Keşke hep gülseydik kahkaha atsaydık, çiçekler böcekler filan... Ama izleyenler mutlaka hatırlayacaktır, 16-17-18. bölümlerde Kore klişesine dayanamayıp fena duygu sömürüsü yapmışlar. İlla ki o hastanede çekilecek bir kaç bölüm olacak yani! Çok içli ağladılar. Beni de ağlattılar.
 Ticari amaçlarla yapıldığı çok belli olan, bir indie film kalitesi elbette beklenmemesi gereken ama sonuçta eğlenceli ve sürükleyici olmayı becerebilen bir dizi Secret Garden.

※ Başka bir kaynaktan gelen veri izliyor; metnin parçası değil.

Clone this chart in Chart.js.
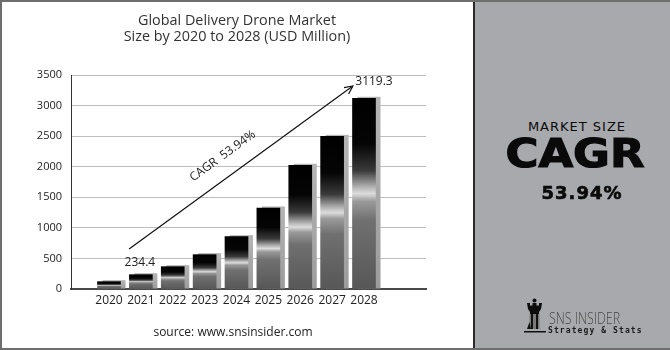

Klasik zengin-fakir klişesinin fazla dramatize edilmediği modern bir versiyonu izlemek isteyenler mutlaka bir bakmalılar.

Puanlamadan olmaz!
Konsept: 4
Hikaye: 5
Anlatım: 7
Karakterler: 7
Görsellik: 6
Joo Won'nun eşofmanları: 10

Genel: 7

Yorumlar

  1. Merhaba beni zaten Skip beat yazılarınızdan hatırlarsınız. Sizden tavsiye alacaktım. Skip Beat tarzı ya da benzer anime veya manga önerinizle, komedi alanında kore dizi ve animeleri önerebilir misiniz?

    YanıtlaSil
    Yanıtlar
    1. Kore dizilerini çok takip etmediğim için şimdilik Skip Beat'e benzer bir şeyle pek karşılaşmadım (geçen senelerde çekilen dizi uyarlaması dışında). Ama benzer anime ya da mangalar var. Eğer şov dünyası, oyunculuk vs konusu bakımından benzer olsun istiyorsanız Glass Mask, Crash!, Penguin Revoution, The One gibi mangalar aklıma geliyor şu anda. Glass Mask'in animesi de var sanıyorum. Şov dünyası içermiyor ama Skip Beat yazarının bir önceki işi Tokyo Crazy Paradise tarz olarak çok yakın haliyle. Kaichou wa Maid-sama, Special A, The Wallflower anime/mangaları da hem komedi tarzı hem de ana karakteri bakımından Skip Beat'e benziyor. Bu saydıklarımın manga olarak Türkçe çevirileri bulunur mu bilemiyorum ama anime adaptasyonlarının vardır eminim.